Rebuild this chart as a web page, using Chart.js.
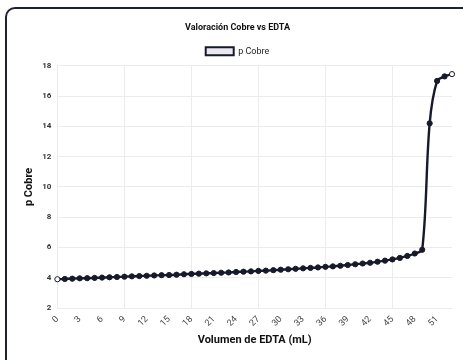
<!DOCTYPE html>
<html>
<head>
<meta charset="utf-8">
<script src="https://cdn.jsdelivr.net/npm/chart.js@4.4.0/dist/chart.umd.min.js"></script>
<style>
  html, body { margin: 0; padding: 0; background: #ffffff; overflow: hidden; }
  #frame {
    position: absolute; left: 5px; top: 7px; width: 480px; height: 380px;
    border: 2px solid #1f2230; border-top-left-radius: 10px; background: #fff;
  }
  #wrap { position: absolute; left: 0; top: 0; width: 463px; height: 360px; }
</style>
</head>
<body>
<div id="frame"></div>
<div id="wrap"><canvas id="chart"></canvas></div>
<script>
// Volumen de EDTA (mL), one point per mL
const volumes = [
    0, 1, 2, 3, 4, 5, 6, 7, 8, 9, 10, 11, 12, 13, 14, 15, 16, 17,
    18, 19, 20, 21, 22, 23, 24, 25, 26, 27, 28, 29, 30, 31, 32, 33, 34, 35,
    36, 37, 38, 39, 40, 41, 42, 43, 44, 45, 46, 47, 48, 49, 50, 51, 52, 53
];

// p Cobre
const pCobre = [
    3.90, 3.92, 3.94, 3.96, 3.97, 3.99, 4.01, 4.03, 4.05, 4.07, 4.09, 4.11,
    4.13, 4.15, 4.17, 4.18, 4.20, 4.23, 4.25, 4.27, 4.29, 4.31, 4.33, 4.35,
    4.38, 4.40, 4.42, 4.45, 4.47, 4.50, 4.53, 4.56, 4.59, 4.62, 4.65, 4.68,
    4.72, 4.75, 4.79, 4.84, 4.89, 4.94, 4.99, 5.06, 5.13, 5.21, 5.31, 5.44,
    5.60, 5.85, 14.2, 17.0, 17.3, 17.45
];

const labelEvery = 3;
const lineColor = "#161a2b";

const ctx = document.getElementById("chart").getContext("2d");

// first and last markers are drawn hollow in the original
const pointFill = pCobre.map(function(v, i) {
    return (i === 0 || i === pCobre.length - 1) ? "#ffffff" : lineColor;
});

new Chart(ctx, {
    type: "line",
    data: {
        labels: volumes,
        datasets: [{
            label: "p Cobre",
            data: pCobre,
            borderColor: lineColor,
            backgroundColor: "#e9e9ef",
            borderWidth: 2.4,
            tension: 0.35,
            pointRadius: 2.6,
            pointBorderWidth: 1,
            pointBorderColor: lineColor,
            pointBackgroundColor: pointFill
        }]
    },
    options: {
        responsive: true,
        maintainAspectRatio: false,
        animation: false,
        layout: {
            padding: { top: 22, right: 11, bottom: 9, left: 23 }
        },
        plugins: {
            title: {
                display: true,
                text: "Valoración Cobre vs EDTA",
                color: "#111",
                font: { family: "Roboto", size: 9, weight: "bold" },
                padding: { top: 0, bottom: 9 }
            },
            legend: {
                display: true,
                labels: {
                    boxWidth: 28,
                    boxHeight: 8,
                    color: "#222",
                    font: { family: "Roboto", size: 9 },
                    padding: 5,
                    generateLabels: function(chart) {
                        return [{
                            text: "p Cobre",
                            fillStyle: "#e9e9ef",
                            strokeStyle: lineColor,
                            lineWidth: 2,
                            fontColor: "#222",
                            datasetIndex: 0
                        }];
                    }
                }
            },
            tooltip: { enabled: false }
        },
        scales: {
            x: {
                type: "category",
                title: {
                    display: true,
                    text: "Volumen de EDTA (mL)",
                    color: "#111",
                    font: { family: "Roboto", size: 11, weight: "bold" },
                    padding: { top: 3 }
                },
                ticks: {
                    autoSkip: false,
                    maxRotation: 45,
                    minRotation: 45,
                    color: "#444",
                    font: { family: "Roboto", size: 9 },
                    padding: 2,
                    callback: function(value, index) {
                        return index % labelEvery === 0 ? volumes[index] : null;
                    }
                },
                grid: {
                    color: function(c) {
                        return c.index % labelEvery === 0 ? "#ececec" : "rgba(0,0,0,0)";
                    },
                    tickLength: 4,
                    tickColor: "rgba(0,0,0,0)"
                },
                border: { display: false }
            },
            y: {
                min: 2,
                max: 18,
                title: {
                    display: true,
                    text: "p Cobre",
                    color: "#111",
                    font: { family: "Roboto", size: 11, weight: "bold" },
                    padding: { top: 0, bottom: 0 }
                },
                ticks: {
                    stepSize: 2,
                    color: "#333",
                    font: { family: "Roboto", size: 8, weight: "bold" },
                    padding: 6
                },
                grid: {
                    color: "#ececec",
                    drawTicks: false
                },
                border: { display: false }
            }
        }
    }
});
</script>
</body>
</html>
++++++++++
[Prompt]:
Write the material out again exactly as it appears, dropping the pictures.

[Answer]:
Rebuild this chart as a web page, using Chart.js.
<!DOCTYPE html>
<html>
<head>
<meta charset="utf-8">
<script src="https://cdn.jsdelivr.net/npm/chart.js@4.4.0/dist/chart.umd.min.js"></script>
<style>
  html, body { margin: 0; padding: 0; background: #ffffff; overflow: hidden; }
  #frame {
    position: absolute; left: 5px; top: 7px; width: 480px; height: 380px;
    border: 2px solid #1f2230; border-top-left-radius: 10px; background: #fff;
  }
  #wrap { position: absolute; left: 0; top: 0; width: 463px; height: 360px; }
</style>
</head>
<body>
<div id="frame"></div>
<div id="wrap"><canvas id="chart"></canvas></div>
<script>
// Volumen de EDTA (mL), one point per mL
const volumes = [
    0, 1, 2, 3, 4, 5, 6, 7, 8, 9, 10, 11, 12, 13, 14, 15, 16, 17,
    18, 19, 20, 21, 22, 23, 24, 25, 26, 27, 28, 29, 30, 31, 32, 33, 34, 35,
    36, 37, 38, 39, 40, 41, 42, 43, 44, 45, 46, 47, 48, 49, 50, 51, 52, 53
];

// p Cobre
const pCobre = [
    3.90, 3.92, 3.94, 3.96, 3.97, 3.99, 4.01, 4.03, 4.05, 4.07, 4.09, 4.11,
    4.13, 4.15, 4.17, 4.18, 4.20, 4.23, 4.25, 4.27, 4.29, 4.31, 4.33, 4.35,
    4.38, 4.40, 4.42, 4.45, 4.47, 4.50, 4.53, 4.56, 4.59, 4.62, 4.65, 4.68,
    4.72, 4.75, 4.79, 4.84, 4.89, 4.94, 4.99, 5.06, 5.13, 5.21, 5.31, 5.44,
    5.60, 5.85, 14.2, 17.0, 17.3, 17.45
];

const labelEvery = 3;
const lineColor = "#161a2b";

const ctx = document.getElementById("chart").getContext("2d");

// first and last markers are drawn hollow in the original
const pointFill = pCobre.map(function(v, i) {
    return (i === 0 || i === pCobre.length - 1) ? "#ffffff" : lineColor;
});

new Chart(ctx, {
    type: "line",
    data: {
        labels: volumes,
        datasets: [{
            label: "p Cobre",
            data: pCobre,
            borderColor: lineColor,
            backgroundColor: "#e9e9ef",
            borderWidth: 2.4,
            tension: 0.35,
            pointRadius: 2.6,
            pointBorderWidth: 1,
            pointBorderColor: lineColor,
            pointBackgroundColor: pointFill
        }]
    },
    options: {
        responsive: true,
        maintainAspectRatio: false,
        animation: false,
        layout: {
            padding: { top: 22, right: 11, bottom: 9, left: 23 }
        },
        plugins: {
            title: {
                display: true,
                text: "Valoración Cobre vs EDTA",
                color: "#111",
                font: { family: "Roboto", size: 9, weight: "bold" },
                padding: { top: 0, bottom: 9 }
            },
            legend: {
                display: true,
                labels: {
                    boxWidth: 28,
                    boxHeight: 8,
                    color: "#222",
                    font: { family: "Roboto", size: 9 },
                    padding: 5,
                    generateLabels: function(chart) {
                        return [{
                            text: "p Cobre",
                            fillStyle: "#e9e9ef",
                            strokeStyle: lineColor,
                            lineWidth: 2,
                            fontColor: "#222",
                            datasetIndex: 0
                        }];
                    }
                }
            },
            tooltip: { enabled: false }
        },
        scales: {
            x: {
                type: "category",
                title: {
                    display: true,
                    text: "Volumen de EDTA (mL)",
                    color: "#111",
                    font: { family: "Roboto", size: 11, weight: "bold" },
                    padding: { top: 3 }
                },
                ticks: {
                    autoSkip: false,
                    maxRotation: 45,
                    minRotation: 45,
                    color: "#444",
                    font: { family: "Roboto", size: 9 },
                    padding: 2,
                    callback: function(value, index) {
                        return index % labelEvery === 0 ? volumes[index] : null;
                    }
                },
                grid: {
                    color: function(c) {
                        return c.index % labelEvery === 0 ? "#ececec" : "rgba(0,0,0,0)";
                    },
                    tickLength: 4,
                    tickColor: "rgba(0,0,0,0)"
                },
                border: { display: false }
            },
            y: {
                min: 2,
                max: 18,
                title: {
                    display: true,
                    text: "p Cobre",
                    color: "#111",
                    font: { family: "Roboto", size: 11, weight: "bold" },
                    padding: { top: 0, bottom: 0 }
                },
                ticks: {
                    stepSize: 2,
                    color: "#333",
                    font: { family: "Roboto", size: 8, weight: "bold" },
                    padding: 6
                },
                grid: {
                    color: "#ececec",
                    drawTicks: false
                },
                border: { display: false }
            }
        }
    }
});
</script>
</body>
</html>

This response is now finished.